Submitted to: Development, Genes and Evolution
Publication Type: Peer Reviewed Journal
Publication Acceptance Date: 2/12/2008
Publication Date: 4/1/2008
Publication URL: http://hdl.handle.net/10113/14251
Citation: Shippy, T.D., Ronshaugen, M., Cande, J., He, J., Beeman, R.W., Levine, M., Brown, S.J., Denell, R.E. 2008. Analysis of the Tribolium homeotic complex: insights into mechanisms constraining insect Hox clusters. Development, Genes and Evolution. 218(3-4): 127-139. http://dx.doi.org/10.1007/s00427-008-0213-4. Interpretive Summary: Development of the insect embryo is a complex process with many critical steps, disruption of any one of which would lead to the death of the embryo prior to egg-hatch. Although most of the genes required for embryonic survival have been identified, the ways they cooperate to orchestrate normal development are still unclear. This knowledge would enable better design of gene knockout strategies for pest control that target specific regions of vital genes. In this work we show that a large group of development genes in the embryo are grouped into a large cluster on one beetle chromosome, and that this clustering is necessary for their proper functioning, even though each gene in the cluster affects the development of a different region of the embyro. This work refines our ability to design selective toxins for incorporation into resistant crop varieties.

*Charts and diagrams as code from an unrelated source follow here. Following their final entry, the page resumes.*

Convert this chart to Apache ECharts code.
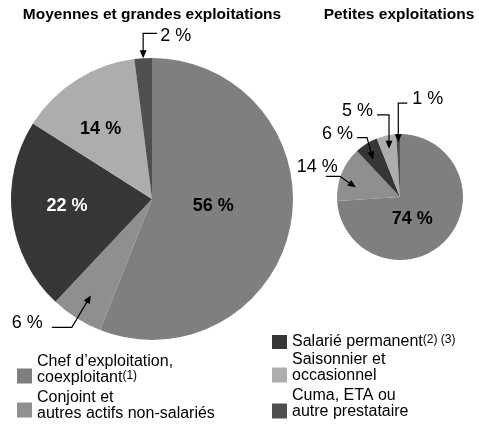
<!DOCTYPE html>
<html>
<head>
<meta charset="UTF-8"/>
<title></title>
<script src="https://cdn.jsdelivr.net/npm/echarts@6/dist/echarts.min.js" type="text/javascript"></script>
<style>
	html, body { margin: 0; padding: 0; background: #fff; }
	#chart { width: 479px; height: 425px; }
</style>
</head>
<body>
<div id="chart"></div>
<script type="text/javascript">
var categories = ['Chef d’exploitation, coexploitant', 'Conjoint et autres actifs non-salariés', 'Salarié permanent', 'Saisonnier et occasionnel', 'Cuma, ETA ou autre prestataire'];
var legendLabels = ['Chef d’exploitation,\ncoexploitant{sup|(1)}', 'Conjoint et\nautres actifs non-salariés', 'Salarié permanent{sup|(2) (3)}', 'Saisonnier et\noccasionnel', 'Cuma, ETA ou\nautre prestataire'];
var grandesValues = [56, 6, 22, 14, 2];
var petitesValues = [74, 14, 6, 5, 1];
var titles = ['Moyennes et grandes exploitations', 'Petites exploitations'];
var colors = ['#7f7f7f', '#8f8f8f', '#363636', '#adadad', '#4f4f4f'];

var FONT = '"Liberation Sans", Arial, sans-serif';

// pies: where they sit, and which slices get a label inside (with a small nudge)
var pies = [
	{values: grandesValues, center: [152, 199], radius: 141, titleX: 152,
	 inside: {0: [-11, -7], 2: [-12, -2], 3: [-12, -8]}},
	{values: petitesValues, center: [400, 197], radius: 63, titleX: 399,
	 inside: {0: [-13, -2]}}
];

// outside labels with arrows: tip on the slice (plus a nudge), leader path and text relative to the tip
var arrows = [
	{pie: 0, idx: 4, r: 1.0, shift: [0, 0], path: [[0, -25], [14, -25]], text: [17, -22], align: 'left'},
	{pie: 0, idx: 1, r: 0.81, shift: [0, 0], path: [[-19, 32], [-39, 32]], text: [-48, 28], align: 'right'},
	{pie: 1, idx: 4, r: 0.87, shift: [0, 0], path: [[0, -39], [9, -39]], text: [14, -43], align: 'left'},
	{pie: 1, idx: 3, r: 0.8, shift: [0, 1], path: [[0, -34], [-12, -34]], text: [-16, -38], align: 'right'},
	{pie: 1, idx: 2, r: 0.74, shift: [-2, 2], path: [[-6, -22], [-16, -22]], text: [-20, -26], align: 'right'},
	{pie: 1, idx: 1, r: 0.72, shift: [-2, 7], path: [[-16, -11], [-30, -11]], text: [-18, -20], align: 'right'}
];

// legend boxes (left, top) and icon offset for two-line entries
var legendPos = [[17, 354], [17, 390], [272, 334], [272, 352], [272, 388]];
var iconOffset = [14, 12, null, 15, 15];

function midAngle(values, idx) {
	var sum = 0, before = 0;
	for (var i = 0; i < values.length; i++) {
		sum += values[i];
		if (i < idx) before += values[i];
	}
	return (before + values[idx] / 2) / sum * 2 * Math.PI;
}

var graphics = [];
titles.forEach(function(t, k) {
	graphics.push({type: 'text', x: pies[k].titleX, y: 15, z: 100, silent: true,
		style: {text: t, font: 'bold 15.5px ' + FONT, fill: '#000', align: 'center', verticalAlign: 'middle'}});
});
arrows.forEach(function(a) {
	var p = pies[a.pie];
	var ang = midAngle(p.values, a.idx);
	var tip = [p.center[0] + p.radius * a.r * Math.sin(ang) + a.shift[0], p.center[1] - p.radius * a.r * Math.cos(ang) + a.shift[1]];
	var pts = a.path.map(function(d) { return [tip[0] + d[0], tip[1] + d[1]]; });
	var dx = tip[0] - pts[0][0], dy = tip[1] - pts[0][1];
	var len = Math.sqrt(dx * dx + dy * dy);
	dx /= len; dy /= len;
	var base = [tip[0] - dx * 8, tip[1] - dy * 8];
	var line = [[base[0] + dx * 2, base[1] + dy * 2]].concat(pts);
	graphics.push({type: 'polyline', z: 100, silent: true, shape: {points: line},
		style: {stroke: '#000', lineWidth: 1.2, fill: null}});
	graphics.push({type: 'polygon', z: 100, silent: true,
		shape: {points: [tip, [base[0] - dy * 3.5, base[1] + dx * 3.5], [base[0] + dy * 3.5, base[1] - dx * 3.5]]},
		style: {fill: '#000'}});
	graphics.push({type: 'text', z: 100, silent: true, x: tip[0] + a.text[0], y: tip[1] + a.text[1],
		style: {text: p.values[a.idx] + ' %', font: '18px ' + FONT, fill: '#000', align: a.align, verticalAlign: 'middle'}});
});

var legends = categories.map(function(name, i) {
	var off = iconOffset[i];
	return {
		left: legendPos[i][0], top: legendPos[i][1], padding: 0,
		orient: 'vertical', selectedMode: false,
		itemWidth: 15, itemHeight: off === null ? 14 : 31,
		data: [{name: name, icon: off === null ? 'rect' : 'path://M0,0h0.01ZM0,' + off + 'h15v15h-15ZM0,31h0.01Z'}],
		formatter: function(n) { return legendLabels[categories.indexOf(n)]; },
		textStyle: {fontSize: 16, lineHeight: 16, color: '#000', fontFamily: FONT,
			rich: {sup: {fontSize: 12, color: '#000', fontFamily: FONT, verticalAlign: 'top'}}}
	};
});

var chart = echarts.init(document.getElementById('chart'));
var option = {
	animation: false,
	legend: legends,
	graphic: graphics,
	series: pies.map(function(p) {
		return {
			type: 'pie', center: p.center, radius: p.radius,
			startAngle: 90, clockwise: true, silent: true, legendHoverLink: false,
			label: {show: true, position: 'inside', formatter: '{c} %', fontSize: 18, fontWeight: 'bold', color: '#000', fontFamily: FONT},
			labelLine: {show: false},
			labelLayout: function(params) {
				var o = p.inside[params.dataIndex];
				return o ? {dx: o[0], dy: o[1]} : {};
			},
			emphasis: {disabled: true},
			data: p.values.map(function(v, i) {
				return {
					name: categories[i], value: v,
					itemStyle: {color: colors[i]},
					label: {show: p.inside[i] !== undefined, color: i === 2 ? '#fff' : '#000'}
				};
			})
		};
	})
};
chart.setOption(option);
</script>
</body>
</html>
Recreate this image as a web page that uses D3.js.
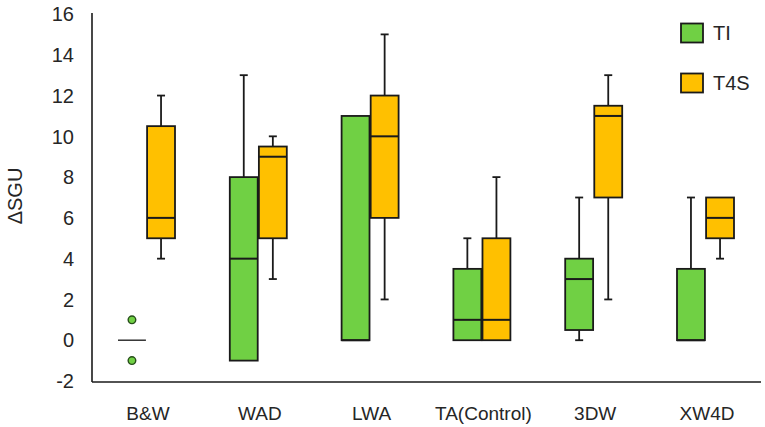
<!DOCTYPE html>
<html><head><meta charset="utf-8">
<script src="https://cdn.jsdelivr.net/npm/d3@7"></script>
<style>body{margin:0;background:#fff}svg{display:block}text{font-family:"Liberation Sans",Arial,sans-serif;fill:#262626}</style>
</head><body><svg id="c" width="765" height="427"></svg>
<script>
const categories = ["B&W","WAD","LWA","TA(Control)","3DW","XW4D"];
const series = ["TI","T4S"];
const colors = {"TI":"#70d044","T4S":"#ffc000"};
const yTicks = [-2,0,2,4,6,8,10,12,14,16];
// [min, q1, median, q3, max] per category
const tiStats = [
  [0,0,0,0,0],
  [-1,-1,4,8,13],
  [0,0,0,11,11],
  [0,0,1,3.5,5],
  [0,0.5,3,4,7],
  [0,0,0,3.5,7]
];
const t4sStats = [
  [4,5,6,10.5,12],
  [3,5,9,9.5,10],
  [2,6,10,12,15],
  [0,0,1,5,8],
  [2,7,11,11.5,13],
  [4,5,6,7,7]
];
const tiOutliers = [[0,1],[0,-1]]; // [categoryIndex, value]

const svg = d3.select("#c");
const x = d3.scaleBand().domain(categories).range([90.6,761.4]);
const xs = d3.scaleBand().domain(series).range([-28.5,28.5]).paddingInner(0.04);
const y = d3.scaleLinear().domain([-2,16]).range([381,14]);

// axes lines
svg.append("line").attr("x1",92).attr("x2",92).attr("y1",13).attr("y2",382).attr("stroke","#1a1a1a").attr("stroke-width",1.6);
svg.append("line").attr("x1",92).attr("x2",761).attr("y1",382).attr("y2",382).attr("stroke","#1a1a1a").attr("stroke-width",1.6);

// y tick labels
svg.append("g").selectAll("text").data(yTicks).join("text")
  .attr("x",74).attr("y",d=>y(d)).attr("dy","0.36em").attr("text-anchor","end")
  .style("font-size","20px").text(d=>d);

// x labels
svg.append("g").selectAll("text").data(categories).join("text")
  .attr("x",d=>x(d)+x.bandwidth()/2+1.5).attr("y",413).attr("dy","0.36em").attr("text-anchor","middle")
  .style("font-size","19px").text(d=>d);

// y title
svg.append("text").attr("transform","translate(15,196) rotate(-90)").attr("text-anchor","middle").attr("dy","0.36em")
  .style("font-size","20px").text("ΔSGU");

const all = [];
categories.forEach((c,i)=>{
  all.push({c,s:"TI",st:tiStats[i]});
  all.push({c,s:"T4S",st:t4sStats[i]});
});
const bw = xs.bandwidth();
const cx = d=>x(d.c)+x.bandwidth()/2+xs(d.s)+bw/2;
const stroke="#1a1a1a";
const g = svg.append("g");
all.forEach(d=>{
  const [mn,q1,md,q3,mx]=d.st;
  const c = cx(d);
  const gg = g.append("g");
  if(mx>q3){
    gg.append("line").attr("x1",c).attr("x2",c).attr("y1",y(mx)).attr("y2",y(q3)).attr("stroke",stroke).attr("stroke-width",1.8);
    gg.append("line").attr("x1",c-4).attr("x2",c+4).attr("y1",y(mx)).attr("y2",y(mx)).attr("stroke",stroke).attr("stroke-width",1.8);
  }
  if(mn<q1){
    gg.append("line").attr("x1",c).attr("x2",c).attr("y1",y(q1)).attr("y2",y(mn)).attr("stroke",stroke).attr("stroke-width",1.8);
    gg.append("line").attr("x1",c-4).attr("x2",c+4).attr("y1",y(mn)).attr("y2",y(mn)).attr("stroke",stroke).attr("stroke-width",1.8);
  }
  if(q3>q1){
    gg.append("rect").attr("x",c-bw/2).attr("width",bw).attr("y",y(q3)).attr("height",y(q1)-y(q3))
      .attr("fill",colors[d.s]).attr("stroke",stroke).attr("stroke-width",1.8);
  }
  gg.append("line").attr("x1",c-bw/2).attr("x2",c+bw/2).attr("y1",y(md)).attr("y2",y(md))
    .attr("stroke",q3>q1?stroke:"#333").attr("stroke-width",q3>q1?2:1.5);
});

// outliers
g.selectAll("circle.o").data(tiOutliers).join("circle")
  .attr("cx",d=>cx({c:categories[d[0]],s:"TI"})).attr("cy",d=>y(d[1])).attr("r",3.8)
  .attr("fill",colors.TI).attr("stroke","#264d1a").attr("stroke-width",1.4);

// legend
const lg = svg.append("g");
series.forEach((s,i)=>{
  lg.append("rect").attr("x",681).attr("y",23.5+i*50).attr("width",22).attr("height",19)
    .attr("fill",colors[s]).attr("stroke",stroke).attr("stroke-width",1.8);
  lg.append("text").attr("x",713).attr("y",33+i*50).attr("dy","0.36em").style("font-size","20px").text(s);
});
</script></body></html>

Technical Abstract: The remarkable conservation of Hox clusters is an accepted but little understood principle of biology. Some organizational constraints have been identified for vertebrate Hox clusters, but most of these are thought to be recent innovations that may not apply to other organisms. Ironically, many model organisms have disrupted Hox clusters and may not be well-suited for studies of structural constraints. In contrast, the red flour beetle, Tribolium castaneum, which has a long history in Hox gene research, is thought to have a more ancestral-type Hox cluster organization. Here, we demonstrate that the Tribolium homeotic complex (HOMC) is indeed intact, with the individual Hox genes in the expected colinear arrangement and transcribed from the same strand. There is no evidence that the cluster has been invaded by non-Hox protein-coding genes, although expressed sequence tag and genome tiling data suggest that noncoding transcripts are prevalent. Finally, our analysis of several mutations affecting the Tribolium HOMC suggests that intermingling of enhancer elements with neighboring transcription units may constrain the structure of at least one region of the Tribolium cluster. This work lays a foundation for future studies of the Tribolium HOMC that may provide insights into the reasons for Hox cluster conservation.